# Task data start

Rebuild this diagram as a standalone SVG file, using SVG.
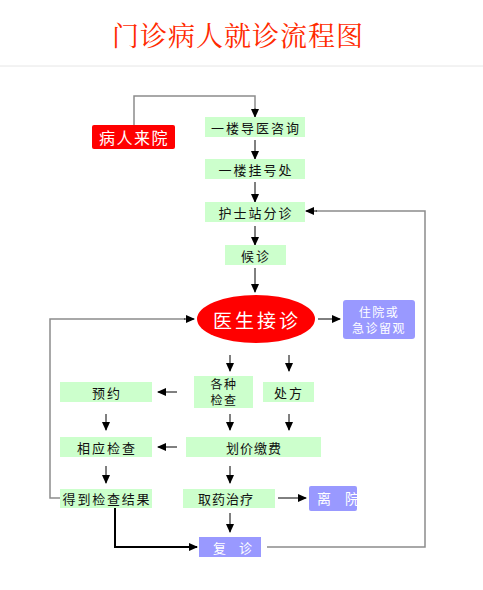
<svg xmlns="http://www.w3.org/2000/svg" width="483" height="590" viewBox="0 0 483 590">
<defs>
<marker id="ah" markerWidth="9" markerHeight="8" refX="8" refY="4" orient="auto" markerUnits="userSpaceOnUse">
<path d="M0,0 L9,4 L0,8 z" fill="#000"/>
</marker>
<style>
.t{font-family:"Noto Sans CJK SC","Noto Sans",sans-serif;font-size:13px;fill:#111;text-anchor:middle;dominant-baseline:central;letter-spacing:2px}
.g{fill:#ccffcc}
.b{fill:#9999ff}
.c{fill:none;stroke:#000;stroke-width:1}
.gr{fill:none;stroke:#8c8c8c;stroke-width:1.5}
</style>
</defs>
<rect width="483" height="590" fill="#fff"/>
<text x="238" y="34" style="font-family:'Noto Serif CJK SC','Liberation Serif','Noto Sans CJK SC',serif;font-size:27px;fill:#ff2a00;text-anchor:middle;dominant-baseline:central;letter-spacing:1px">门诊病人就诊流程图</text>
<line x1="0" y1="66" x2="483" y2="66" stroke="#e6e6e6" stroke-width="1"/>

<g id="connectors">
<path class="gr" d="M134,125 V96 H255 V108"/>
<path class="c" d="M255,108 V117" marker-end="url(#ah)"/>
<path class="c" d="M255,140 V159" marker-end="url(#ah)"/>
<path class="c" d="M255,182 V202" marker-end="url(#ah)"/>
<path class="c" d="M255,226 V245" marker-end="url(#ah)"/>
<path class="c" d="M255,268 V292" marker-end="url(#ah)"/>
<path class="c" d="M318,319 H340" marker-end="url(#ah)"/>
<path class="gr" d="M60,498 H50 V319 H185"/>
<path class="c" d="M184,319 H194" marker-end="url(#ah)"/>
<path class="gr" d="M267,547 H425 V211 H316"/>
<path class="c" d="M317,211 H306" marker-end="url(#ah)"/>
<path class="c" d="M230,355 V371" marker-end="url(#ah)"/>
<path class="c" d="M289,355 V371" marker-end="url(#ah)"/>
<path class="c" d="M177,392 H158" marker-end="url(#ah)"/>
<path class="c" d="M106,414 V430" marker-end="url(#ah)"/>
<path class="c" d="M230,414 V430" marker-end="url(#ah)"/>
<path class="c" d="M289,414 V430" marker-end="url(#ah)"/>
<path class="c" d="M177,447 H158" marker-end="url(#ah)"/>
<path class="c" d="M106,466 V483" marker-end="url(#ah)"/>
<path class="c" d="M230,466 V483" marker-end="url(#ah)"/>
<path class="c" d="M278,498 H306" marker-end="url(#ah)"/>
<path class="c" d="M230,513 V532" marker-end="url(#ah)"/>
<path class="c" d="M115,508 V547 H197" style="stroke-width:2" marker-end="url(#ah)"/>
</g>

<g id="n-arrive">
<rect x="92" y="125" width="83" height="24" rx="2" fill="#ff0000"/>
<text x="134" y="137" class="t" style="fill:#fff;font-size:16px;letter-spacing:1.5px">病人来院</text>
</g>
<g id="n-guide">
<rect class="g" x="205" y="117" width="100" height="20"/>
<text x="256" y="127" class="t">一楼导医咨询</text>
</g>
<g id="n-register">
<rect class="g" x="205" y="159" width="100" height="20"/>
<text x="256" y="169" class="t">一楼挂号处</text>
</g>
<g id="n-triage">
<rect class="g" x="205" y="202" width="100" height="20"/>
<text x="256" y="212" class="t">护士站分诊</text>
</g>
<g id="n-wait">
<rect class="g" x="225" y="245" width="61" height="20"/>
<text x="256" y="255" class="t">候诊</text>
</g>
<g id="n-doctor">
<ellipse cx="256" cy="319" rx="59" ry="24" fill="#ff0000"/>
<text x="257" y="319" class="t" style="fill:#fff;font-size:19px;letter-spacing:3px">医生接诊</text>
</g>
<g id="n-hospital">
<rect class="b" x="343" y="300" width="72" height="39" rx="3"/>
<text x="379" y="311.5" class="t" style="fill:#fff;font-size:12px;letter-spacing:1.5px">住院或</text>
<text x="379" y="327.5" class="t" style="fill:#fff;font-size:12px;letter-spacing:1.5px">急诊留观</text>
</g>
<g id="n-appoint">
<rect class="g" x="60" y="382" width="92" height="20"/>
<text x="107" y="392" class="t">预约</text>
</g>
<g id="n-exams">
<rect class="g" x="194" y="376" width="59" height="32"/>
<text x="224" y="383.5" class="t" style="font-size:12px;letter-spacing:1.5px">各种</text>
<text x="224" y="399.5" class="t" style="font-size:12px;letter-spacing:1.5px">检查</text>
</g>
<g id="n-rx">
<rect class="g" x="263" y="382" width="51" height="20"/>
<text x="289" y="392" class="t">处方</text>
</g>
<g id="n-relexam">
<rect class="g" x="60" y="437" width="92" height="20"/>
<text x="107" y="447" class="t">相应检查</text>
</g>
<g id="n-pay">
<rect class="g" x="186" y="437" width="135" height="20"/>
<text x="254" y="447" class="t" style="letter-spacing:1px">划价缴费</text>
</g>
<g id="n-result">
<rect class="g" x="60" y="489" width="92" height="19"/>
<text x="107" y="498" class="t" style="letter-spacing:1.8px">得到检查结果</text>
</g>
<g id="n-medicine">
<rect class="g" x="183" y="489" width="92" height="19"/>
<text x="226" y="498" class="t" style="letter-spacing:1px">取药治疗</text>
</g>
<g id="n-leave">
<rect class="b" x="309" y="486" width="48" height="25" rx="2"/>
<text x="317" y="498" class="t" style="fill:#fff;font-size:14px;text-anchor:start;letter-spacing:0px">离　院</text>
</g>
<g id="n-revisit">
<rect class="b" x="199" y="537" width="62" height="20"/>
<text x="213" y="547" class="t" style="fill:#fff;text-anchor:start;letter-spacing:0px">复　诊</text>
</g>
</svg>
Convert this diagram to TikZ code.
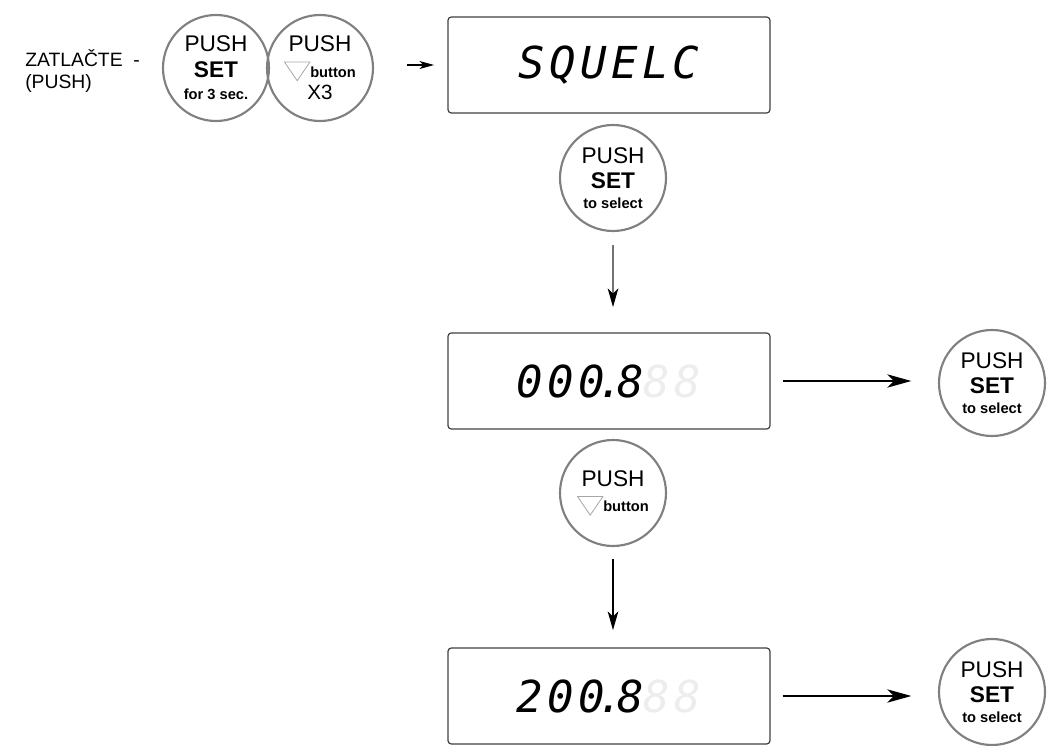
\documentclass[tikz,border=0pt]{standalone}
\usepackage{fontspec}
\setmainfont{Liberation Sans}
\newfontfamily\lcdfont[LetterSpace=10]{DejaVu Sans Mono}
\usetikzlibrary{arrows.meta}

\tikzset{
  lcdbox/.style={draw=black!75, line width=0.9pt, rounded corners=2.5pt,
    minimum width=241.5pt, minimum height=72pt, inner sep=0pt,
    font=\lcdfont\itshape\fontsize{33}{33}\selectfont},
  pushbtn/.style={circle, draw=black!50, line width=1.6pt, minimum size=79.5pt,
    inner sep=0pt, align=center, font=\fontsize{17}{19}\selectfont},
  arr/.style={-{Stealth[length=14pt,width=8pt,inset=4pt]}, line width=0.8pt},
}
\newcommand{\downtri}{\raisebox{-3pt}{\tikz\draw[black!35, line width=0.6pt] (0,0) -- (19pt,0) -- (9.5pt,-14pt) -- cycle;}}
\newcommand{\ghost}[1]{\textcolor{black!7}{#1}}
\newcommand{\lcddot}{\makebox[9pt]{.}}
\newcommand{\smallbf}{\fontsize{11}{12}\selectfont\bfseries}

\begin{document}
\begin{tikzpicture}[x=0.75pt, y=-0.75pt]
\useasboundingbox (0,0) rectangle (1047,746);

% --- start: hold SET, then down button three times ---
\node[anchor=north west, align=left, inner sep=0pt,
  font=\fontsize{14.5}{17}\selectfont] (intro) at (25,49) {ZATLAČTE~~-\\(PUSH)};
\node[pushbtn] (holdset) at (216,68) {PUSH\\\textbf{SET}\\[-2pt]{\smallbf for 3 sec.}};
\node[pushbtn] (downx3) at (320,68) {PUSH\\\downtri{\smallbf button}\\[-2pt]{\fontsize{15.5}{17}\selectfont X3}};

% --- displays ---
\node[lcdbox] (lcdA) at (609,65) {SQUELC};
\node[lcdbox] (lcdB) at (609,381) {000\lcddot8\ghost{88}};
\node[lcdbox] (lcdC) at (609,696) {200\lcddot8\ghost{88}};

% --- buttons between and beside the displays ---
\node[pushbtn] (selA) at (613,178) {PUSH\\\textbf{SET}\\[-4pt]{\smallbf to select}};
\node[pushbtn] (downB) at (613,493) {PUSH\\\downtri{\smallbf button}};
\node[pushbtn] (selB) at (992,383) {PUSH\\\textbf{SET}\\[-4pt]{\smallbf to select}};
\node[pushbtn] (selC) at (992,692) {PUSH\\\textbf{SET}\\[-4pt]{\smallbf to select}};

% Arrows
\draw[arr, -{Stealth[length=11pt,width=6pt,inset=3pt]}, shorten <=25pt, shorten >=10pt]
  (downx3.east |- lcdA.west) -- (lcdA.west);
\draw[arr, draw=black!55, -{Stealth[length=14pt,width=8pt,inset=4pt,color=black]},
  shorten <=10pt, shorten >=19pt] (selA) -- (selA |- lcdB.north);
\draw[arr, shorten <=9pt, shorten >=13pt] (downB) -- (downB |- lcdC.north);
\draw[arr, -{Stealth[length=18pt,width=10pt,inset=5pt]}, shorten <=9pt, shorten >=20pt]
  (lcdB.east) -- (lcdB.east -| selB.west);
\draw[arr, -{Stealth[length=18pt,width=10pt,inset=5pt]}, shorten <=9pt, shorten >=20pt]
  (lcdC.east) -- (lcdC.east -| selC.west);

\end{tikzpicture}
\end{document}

# Task data end
# Task data start

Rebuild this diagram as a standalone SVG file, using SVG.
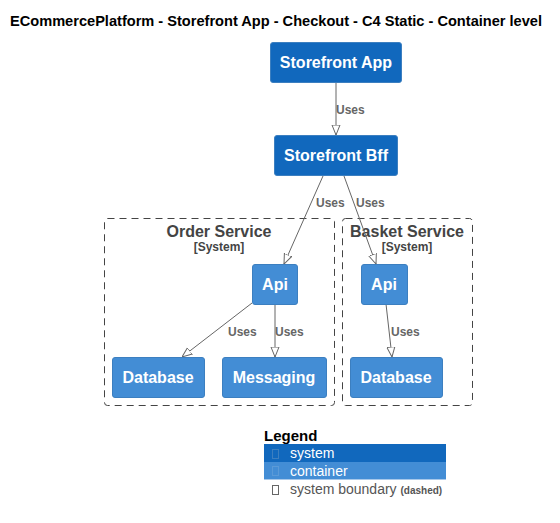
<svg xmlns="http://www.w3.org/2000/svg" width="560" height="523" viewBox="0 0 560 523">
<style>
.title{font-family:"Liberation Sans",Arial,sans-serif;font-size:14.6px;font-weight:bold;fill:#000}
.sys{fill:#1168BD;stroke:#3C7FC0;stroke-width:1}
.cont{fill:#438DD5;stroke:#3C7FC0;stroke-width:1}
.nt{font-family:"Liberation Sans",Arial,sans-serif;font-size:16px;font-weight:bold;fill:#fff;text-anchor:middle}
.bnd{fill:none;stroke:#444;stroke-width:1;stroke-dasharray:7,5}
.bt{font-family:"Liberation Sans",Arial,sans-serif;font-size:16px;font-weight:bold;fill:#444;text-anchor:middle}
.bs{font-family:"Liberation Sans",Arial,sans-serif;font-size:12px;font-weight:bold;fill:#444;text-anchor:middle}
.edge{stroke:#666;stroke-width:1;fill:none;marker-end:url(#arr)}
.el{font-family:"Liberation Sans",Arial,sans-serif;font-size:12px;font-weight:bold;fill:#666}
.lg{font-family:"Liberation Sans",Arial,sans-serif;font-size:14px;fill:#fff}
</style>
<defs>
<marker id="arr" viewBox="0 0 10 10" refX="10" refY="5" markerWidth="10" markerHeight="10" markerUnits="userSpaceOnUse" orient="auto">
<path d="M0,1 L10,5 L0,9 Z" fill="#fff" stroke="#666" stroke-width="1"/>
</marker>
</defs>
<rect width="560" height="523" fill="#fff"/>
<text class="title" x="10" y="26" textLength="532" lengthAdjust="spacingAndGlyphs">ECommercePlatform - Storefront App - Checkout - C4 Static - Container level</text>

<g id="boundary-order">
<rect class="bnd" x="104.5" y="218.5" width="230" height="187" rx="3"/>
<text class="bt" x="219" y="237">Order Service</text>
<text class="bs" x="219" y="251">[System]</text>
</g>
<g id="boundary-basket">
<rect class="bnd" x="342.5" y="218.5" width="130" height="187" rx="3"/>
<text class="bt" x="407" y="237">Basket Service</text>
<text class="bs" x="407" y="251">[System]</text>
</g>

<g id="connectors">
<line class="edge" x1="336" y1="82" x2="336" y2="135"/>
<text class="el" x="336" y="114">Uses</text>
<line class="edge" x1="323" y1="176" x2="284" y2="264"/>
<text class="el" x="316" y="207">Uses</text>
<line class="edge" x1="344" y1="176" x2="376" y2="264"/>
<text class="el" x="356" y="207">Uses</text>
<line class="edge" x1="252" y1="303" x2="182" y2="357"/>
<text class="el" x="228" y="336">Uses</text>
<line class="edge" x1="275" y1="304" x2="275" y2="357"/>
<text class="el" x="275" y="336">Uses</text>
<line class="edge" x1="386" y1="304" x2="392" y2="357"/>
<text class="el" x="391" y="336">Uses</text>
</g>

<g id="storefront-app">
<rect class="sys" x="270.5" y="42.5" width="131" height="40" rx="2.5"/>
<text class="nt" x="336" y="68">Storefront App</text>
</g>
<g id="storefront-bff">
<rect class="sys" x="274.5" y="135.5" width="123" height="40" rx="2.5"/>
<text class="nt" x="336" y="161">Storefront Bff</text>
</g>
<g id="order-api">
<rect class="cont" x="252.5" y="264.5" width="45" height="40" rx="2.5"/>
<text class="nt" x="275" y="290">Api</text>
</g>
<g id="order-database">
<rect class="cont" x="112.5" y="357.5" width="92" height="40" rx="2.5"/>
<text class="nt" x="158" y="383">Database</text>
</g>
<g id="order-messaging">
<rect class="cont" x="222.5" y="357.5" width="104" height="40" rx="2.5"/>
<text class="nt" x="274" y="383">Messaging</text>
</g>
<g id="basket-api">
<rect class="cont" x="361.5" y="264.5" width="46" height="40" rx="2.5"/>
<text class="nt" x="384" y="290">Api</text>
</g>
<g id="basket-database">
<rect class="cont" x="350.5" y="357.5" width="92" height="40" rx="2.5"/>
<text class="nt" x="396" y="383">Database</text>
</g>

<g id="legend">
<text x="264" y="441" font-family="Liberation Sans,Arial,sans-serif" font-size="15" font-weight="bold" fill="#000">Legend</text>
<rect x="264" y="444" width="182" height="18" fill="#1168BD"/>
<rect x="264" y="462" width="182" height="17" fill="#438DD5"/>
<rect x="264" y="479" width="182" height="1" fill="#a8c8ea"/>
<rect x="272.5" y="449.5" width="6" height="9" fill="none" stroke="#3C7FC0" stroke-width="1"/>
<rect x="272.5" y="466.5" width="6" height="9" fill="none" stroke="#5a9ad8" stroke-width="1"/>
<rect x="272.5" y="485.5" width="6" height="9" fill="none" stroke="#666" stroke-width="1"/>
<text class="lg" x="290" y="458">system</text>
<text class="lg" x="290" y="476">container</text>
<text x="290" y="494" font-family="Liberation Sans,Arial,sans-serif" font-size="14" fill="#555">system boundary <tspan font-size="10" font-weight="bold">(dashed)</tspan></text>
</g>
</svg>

# Task data end

▸ **Short exercise**:
Nothing but the lines from the one containing "Convert this diagram to TikZ code." through the one containing "(downx3) at (320,68)" should be echoed, each exactly as it stands; pictures are excluded.

▸ **Exercise response**:
Convert this diagram to TikZ code.
\documentclass[tikz,border=0pt]{standalone}
\usepackage{fontspec}
\setmainfont{Liberation Sans}
\newfontfamily\lcdfont[LetterSpace=10]{DejaVu Sans Mono}
\usetikzlibrary{arrows.meta}

\tikzset{
  lcdbox/.style={draw=black!75, line width=0.9pt, rounded corners=2.5pt,
    minimum width=241.5pt, minimum height=72pt, inner sep=0pt,
    font=\lcdfont\itshape\fontsize{33}{33}\selectfont},
  pushbtn/.style={circle, draw=black!50, line width=1.6pt, minimum size=79.5pt,
    inner sep=0pt, align=center, font=\fontsize{17}{19}\selectfont},
  arr/.style={-{Stealth[length=14pt,width=8pt,inset=4pt]}, line width=0.8pt},
}
\newcommand{\downtri}{\raisebox{-3pt}{\tikz\draw[black!35, line width=0.6pt] (0,0) -- (19pt,0) -- (9.5pt,-14pt) -- cycle;}}
\newcommand{\ghost}[1]{\textcolor{black!7}{#1}}
\newcommand{\lcddot}{\makebox[9pt]{.}}
\newcommand{\smallbf}{\fontsize{11}{12}\selectfont\bfseries}

\begin{document}
\begin{tikzpicture}[x=0.75pt, y=-0.75pt]
\useasboundingbox (0,0) rectangle (1047,746);

% --- start: hold SET, then down button three times ---
\node[anchor=north west, align=left, inner sep=0pt,
  font=\fontsize{14.5}{17}\selectfont] (intro) at (25,49) {ZATLAČTE~~-\\(PUSH)};
\node[pushbtn] (holdset) at (216,68) {PUSH\\\textbf{SET}\\[-2pt]{\smallbf for 3 sec.}};
\node[pushbtn] (downx3) at (320,68) {PUSH\\\downtri{\smallbf button}\\[-2pt]{\fontsize{15.5}{17}\selectfont X3}};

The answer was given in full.